━━ Raw data
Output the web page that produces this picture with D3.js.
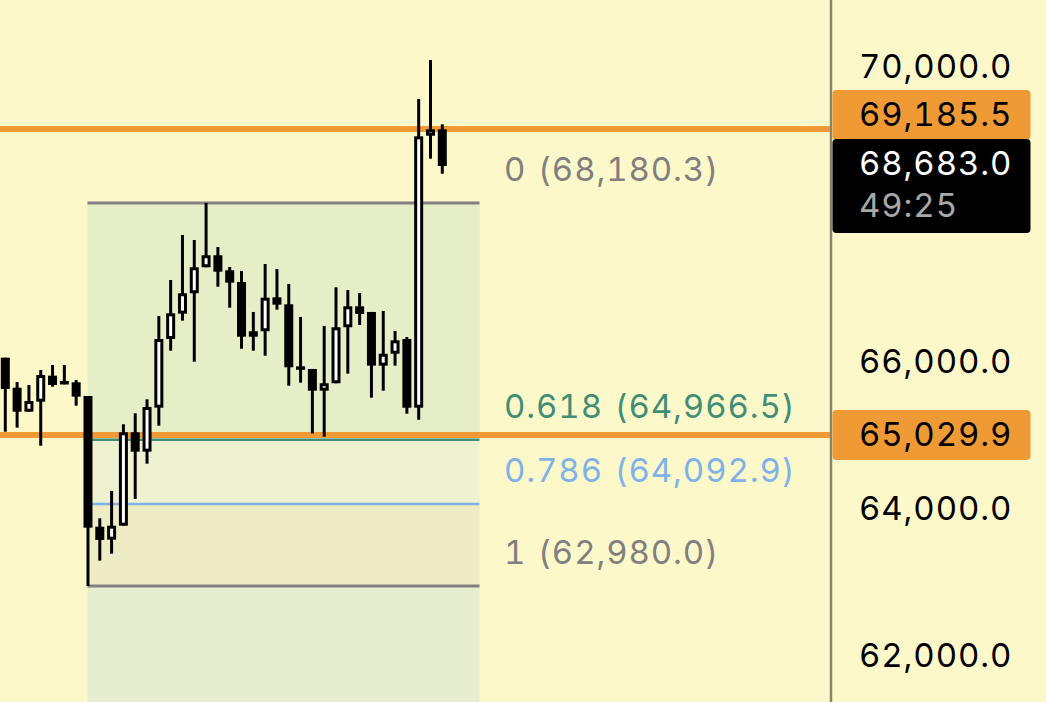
<!DOCTYPE html>
<html>
<head>
<meta charset="utf-8">
<script src="https://cdn.jsdelivr.net/npm/d3@7"></script>
<style>
  html, body { margin: 0; padding: 0; background: #fdf8c9; overflow: hidden; }
  text { font-family: Inter, Roboto, sans-serif; font-feature-settings: 'tnum' 1; }
</style>
</head>
<body>
<svg id="chart" width="1046" height="702"></svg>
<script>
// candles, oldest first
const opens = [66080,65673,65347,65483,65836,65764,65746,65560,63785,63609,63799,65067,64804,65401,66334,66678,66955,67308,67471,67267,67108,66439,66439,66900,66805,65963,65927,65632,65733,66493,66778,66701,65972,66134,66334,65401,69094,69181];
const highs = [66080,65750,65709,65913,65981,65981,65777,65560,63899,64270,65176,65325,65515,66646,67135,67746,67678,68180,67583,67312,67257,66701,67352,67285,67081,66633,65927,66511,67036,66999,66959,66701,66714,66443,66361,69593,70122,69249];
const lows = [65075,65130,65347,64885,65686,65719,65428,62980,63324,63419,63799,64162,64641,65157,66175,66583,66026,67308,67044,66759,66202,66175,66107,66732,65700,65741,65051,65007,65733,65863,66524,65537,65632,65972,65320,65238,68782,68578];
const closes = [65655,65347,65492,65845,65709,65719,65551,63772,63605,63799,65067,64804,65411,66334,66683,66955,67308,67471,67248,67099,66365,66365,66895,66800,65950,65927,65632,65733,66493,66778,66674,65972,66134,66316,65401,69086,69181,68683];

// fib retracement levels
const fibLevels = [0, 0.618, 0.786, 1];
const fibPrices = [68180.3, 64966.5, 64092.9, 62980.0];
const fibColors = ['#808080', '#3f8f77', '#7fb3e8', '#808080'];
const fibLineW = [3, 2.5, 2.5, 3];
const zoneFills = ['#e6eec8', '#eff2d1', '#eeecc4', '#e7eecf'];

const priceTicks = [70000, 66000, 64000, 62000];
const hLines = [69185.5, 65029.9];
const lastPrice = 68683.0;
const countdown = '49:25';

const W = 1046, H = 702, axisX = 831;
const svg = d3.select('#chart');
const fmt = d3.format(',.1f');

const x = d3.scaleLinear().domain([0, opens.length - 1]).range([5.3, 442.3]);
const y = d3.scaleLinear().domain([70000, 62980]).range([69, 586]);

svg.append('rect').attr('width', W).attr('height', H).attr('fill', '#fdf8c9');

// zones
const zoneX0 = 87.5, zoneX1 = 479.5;
const zoneEdges = fibPrices.concat([y.invert(H)]);
svg.append('g').selectAll('rect')
  .data(zoneFills)
  .enter().append('rect')
  .attr('x', zoneX0)
  .attr('width', zoneX1 - zoneX0)
  .attr('y', (d, i) => y(zoneEdges[i]))
  .attr('height', (d, i) => y(zoneEdges[i + 1]) - y(zoneEdges[i]))
  .attr('fill', d => d);

svg.append('g').selectAll('line')
  .data(fibPrices)
  .enter().append('line')
  .attr('x1', zoneX0).attr('x2', zoneX1)
  .attr('y1', d => y(d)).attr('y2', d => y(d))
  .attr('stroke', (d, i) => fibColors[i])
  .attr('stroke-width', (d, i) => fibLineW[i]);

// horizontal orange lines
svg.append('g').selectAll('line')
  .data(hLines)
  .enter().append('line')
  .attr('x1', 0).attr('x2', axisX)
  .attr('y1', d => y(d)).attr('y2', d => y(d))
  .attr('stroke', '#f09a35')
  .attr('stroke-width', 6);

// fib labels
svg.append('g').selectAll('text')
  .data(fibPrices)
  .enter().append('text')
  .attr('x', 504)
  .attr('y', d => y(d) - 22)
  .attr('font-size', 33)
  .attr('letter-spacing', 0.9)
  .attr('word-spacing', 2)
  .attr('fill', (d, i) => fibColors[i])
  .text((d, i) => `${fibLevels[i]} (${fmt(d)})`);

// candles
const candles = svg.append('g').selectAll('g')
  .data(opens.map((o, i) => ({ i, o, h: highs[i], l: lows[i], c: closes[i] })))
  .enter().append('g');

candles.append('line')
  .attr('x1', d => x(d.i)).attr('x2', d => x(d.i))
  .attr('y1', d => y(d.h)).attr('y2', d => y(d.l))
  .attr('stroke', '#000')
  .attr('stroke-width', 3);

candles.append('rect')
  .attr('x', d => x(d.i) - 3)
  .attr('width', 6)
  .attr('y', d => y(Math.max(d.o, d.c)) + 1.5)
  .attr('height', d => Math.max(y(Math.min(d.o, d.c)) - y(Math.max(d.o, d.c)) - 3, 0.5))
  .attr('fill', d => (d.c > d.o ? '#fff' : '#000'))
  .attr('stroke', '#000')
  .attr('stroke-width', 3);

// price axis
svg.append('rect').attr('x', axisX).attr('width', W - axisX).attr('height', H).attr('fill', '#fdf8c9');

const axis = svg.append('g')
  .attr('transform', `translate(${axisX},0)`)
  .call(d3.axisRight(y).tickValues(priceTicks).tickFormat(fmt).tickSize(0).tickPadding(28));
axis.select('.domain').remove();
axis.selectAll('text')
  .attr('font-size', 33)
  .attr('letter-spacing', 0.9)
  .attr('fill', '#000')
  .attr('dy', '0.26em');
svg.append('line')
  .attr('x1', axisX).attr('x2', axisX)
  .attr('y1', 0).attr('y2', H)
  .attr('stroke', '#8b8468')
  .attr('stroke-width', 2.5);

// price tags
const tagX = axisX + 1.5, tagW = 198;
const tags = [
  { top: y(hLines[0]) - 39, h: 50, fill: '#f09a35' },
  { top: y(hLines[1]) - 25, h: 50, fill: '#f09a35' }
];
svg.append('g').selectAll('rect')
  .data(tags)
  .enter().append('rect')
  .attr('x', tagX).attr('width', tagW)
  .attr('y', d => d.top).attr('height', d => d.h)
  .attr('rx', 4)
  .attr('fill', d => d.fill);

svg.append('rect')
  .attr('x', tagX).attr('width', tagW)
  .attr('y', y(lastPrice) - 27).attr('height', 94)
  .attr('rx', 4)
  .attr('fill', '#000');

const tagText = (txt, top, color) => svg.append('text')
  .attr('x', 859)
  .attr('y', top)
  .attr('font-size', 33)
  .attr('letter-spacing', 0.9)
  .attr('fill', color)
  .text(txt);

tagText(fmt(hLines[0]), y(hLines[0]) - 3, '#000');
tagText(fmt(hLines[1]), y(hLines[1]) + 11, '#000');
tagText(fmt(lastPrice), y(lastPrice) + 9, '#fff');
tagText(countdown, y(lastPrice) + 51, '#a8a8a8');
</script>
</body>
</html>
━━━━
_Stated goal_: Repeat only the lines between the start of the data and the line with "W).attr('height', H).attr('fill', '#fdf8c9');", including those two lines, and skip the pictures.

_Solution for this task_:
Output the web page that produces this picture with D3.js.
<!DOCTYPE html>
<html>
<head>
<meta charset="utf-8">
<script src="https://cdn.jsdelivr.net/npm/d3@7"></script>
<style>
  html, body { margin: 0; padding: 0; background: #fdf8c9; overflow: hidden; }
  text { font-family: Inter, Roboto, sans-serif; font-feature-settings: 'tnum' 1; }
</style>
</head>
<body>
<svg id="chart" width="1046" height="702"></svg>
<script>
// candles, oldest first
const opens = [66080,65673,65347,65483,65836,65764,65746,65560,63785,63609,63799,65067,64804,65401,66334,66678,66955,67308,67471,67267,67108,66439,66439,66900,66805,65963,65927,65632,65733,66493,66778,66701,65972,66134,66334,65401,69094,69181];
const highs = [66080,65750,65709,65913,65981,65981,65777,65560,63899,64270,65176,65325,65515,66646,67135,67746,67678,68180,67583,67312,67257,66701,67352,67285,67081,66633,65927,66511,67036,66999,66959,66701,66714,66443,66361,69593,70122,69249];
const lows = [65075,65130,65347,64885,65686,65719,65428,62980,63324,63419,63799,64162,64641,65157,66175,66583,66026,67308,67044,66759,66202,66175,66107,66732,65700,65741,65051,65007,65733,65863,66524,65537,65632,65972,65320,65238,68782,68578];
const closes = [65655,65347,65492,65845,65709,65719,65551,63772,63605,63799,65067,64804,65411,66334,66683,66955,67308,67471,67248,67099,66365,66365,66895,66800,65950,65927,65632,65733,66493,66778,66674,65972,66134,66316,65401,69086,69181,68683];

// fib retracement levels
const fibLevels = [0, 0.618, 0.786, 1];
const fibPrices = [68180.3, 64966.5, 64092.9, 62980.0];
const fibColors = ['#808080', '#3f8f77', '#7fb3e8', '#808080'];
const fibLineW = [3, 2.5, 2.5, 3];
const zoneFills = ['#e6eec8', '#eff2d1', '#eeecc4', '#e7eecf'];

const priceTicks = [70000, 66000, 64000, 62000];
const hLines = [69185.5, 65029.9];
const lastPrice = 68683.0;
const countdown = '49:25';

const W = 1046, H = 702, axisX = 831;
const svg = d3.select('#chart');
const fmt = d3.format(',.1f');

const x = d3.scaleLinear().domain([0, opens.length - 1]).range([5.3, 442.3]);
const y = d3.scaleLinear().domain([70000, 62980]).range([69, 586]);

svg.append('rect').attr('width', W).attr('height', H).attr('fill', '#fdf8c9');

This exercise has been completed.